If you still haven't reached nirvana, reload. relive. relove.
A recent New York Times article (try login: blogspotting pass: blogspotting) says 81% of Americans think they have a book in them, and that they should write it. The author says there are enough third-rate books on the heap - "keep it inside you. where it belongs." One might say the same of blogs. Or documentaries.

There's a nice quote attributed to Samuel Johnson: "There lurks, perhaps, in every human heart, a desire of distinction, which inclines every man to hope, and then to believe, that nature has given himself something peculiar to himself." Or, as my stepdad once said when he was drunk, "Everyone has a sign around his neck that says 'I want to be special." Yes, I want to express my delicious fruity Chuckness and leave my mark on the world.
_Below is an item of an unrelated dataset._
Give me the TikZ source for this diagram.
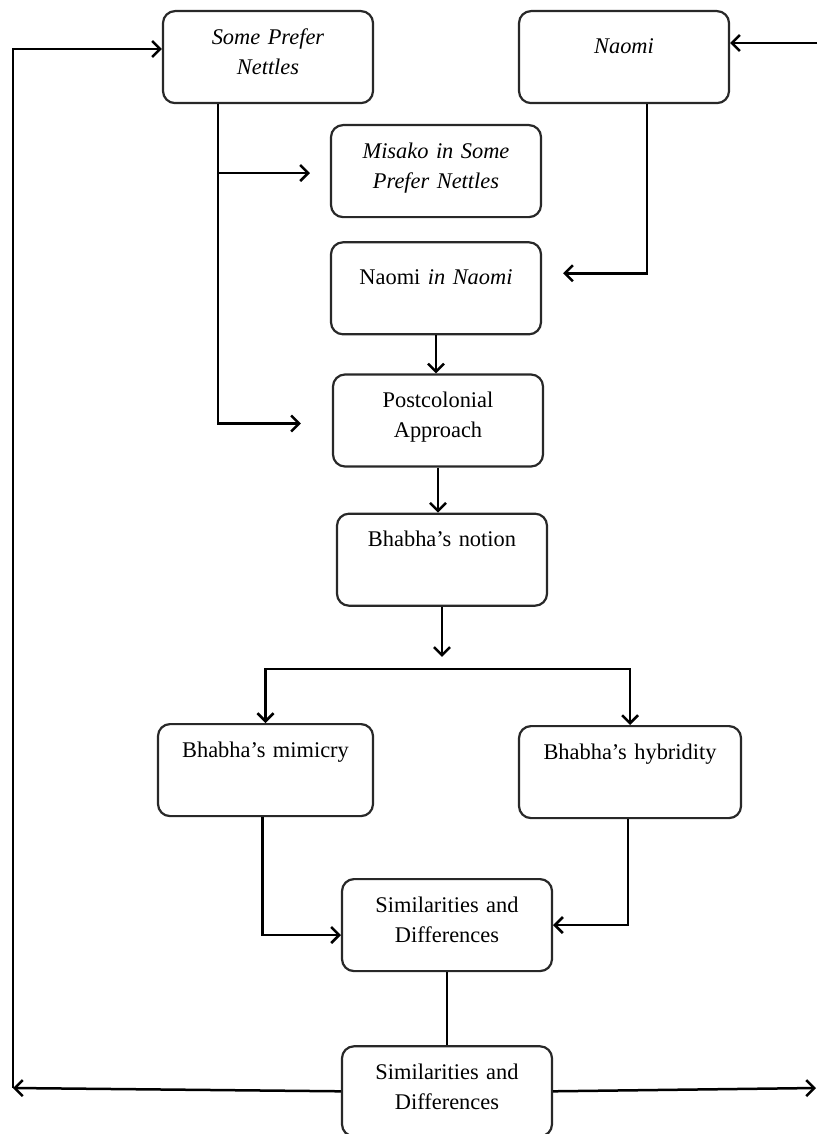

But if everyone foisted their, err, Chuckness on the world, wouldn't we be drowning in mediocrity?

Nu-uh, I don't buy it. (My hand is all up like, "nu-uh! no you di-unt!") True, it's easier than ever to publish your bad writing in a blog, or make a bad movie with your DV camera. But that's a GOOD thing! As with the desktop publishing revolution, those with talent and skill will persevere in time. Those without will only subject their friends and church group to their bad newsletters/writing/movies. That's why guides will be important - in a world where everyone is a mediamaker we need smart guides that know what we're looking for. Blogs are definitely one possible solution.

BLOGUMENTARY I had dinner with my friend Nikki tonite. She's a real honest-to-garsh documentary filmmaker. She gave me all kindsa info on looking for blogumentary funding and tips on writing proposals. I'm super excited knowing that this project is real, and it's going to be a long haul but I'm up for it. Right now I need to focus on research, and finding good stories and honing in on my thesis. So, dear blogosphere, if you know of any particularly unique and interesting bloggers please email me or leave a comment.

Tuesday, October 01, 2002

Some of you may have arrived here by my email proclaiming, "The ultimate in naval gazing!" My pal Media Mike reminds me that "Chuck, Naval gazing is looking at warships. Push the belly button for navel grazing." D'oh!

Media Mike is doing a documentary with kids from Southside Family School about a group of peace activist nuns who are both sisters and... sisters. Each of them has spent some time in the slammer for civil disobedience. Right on sistaz!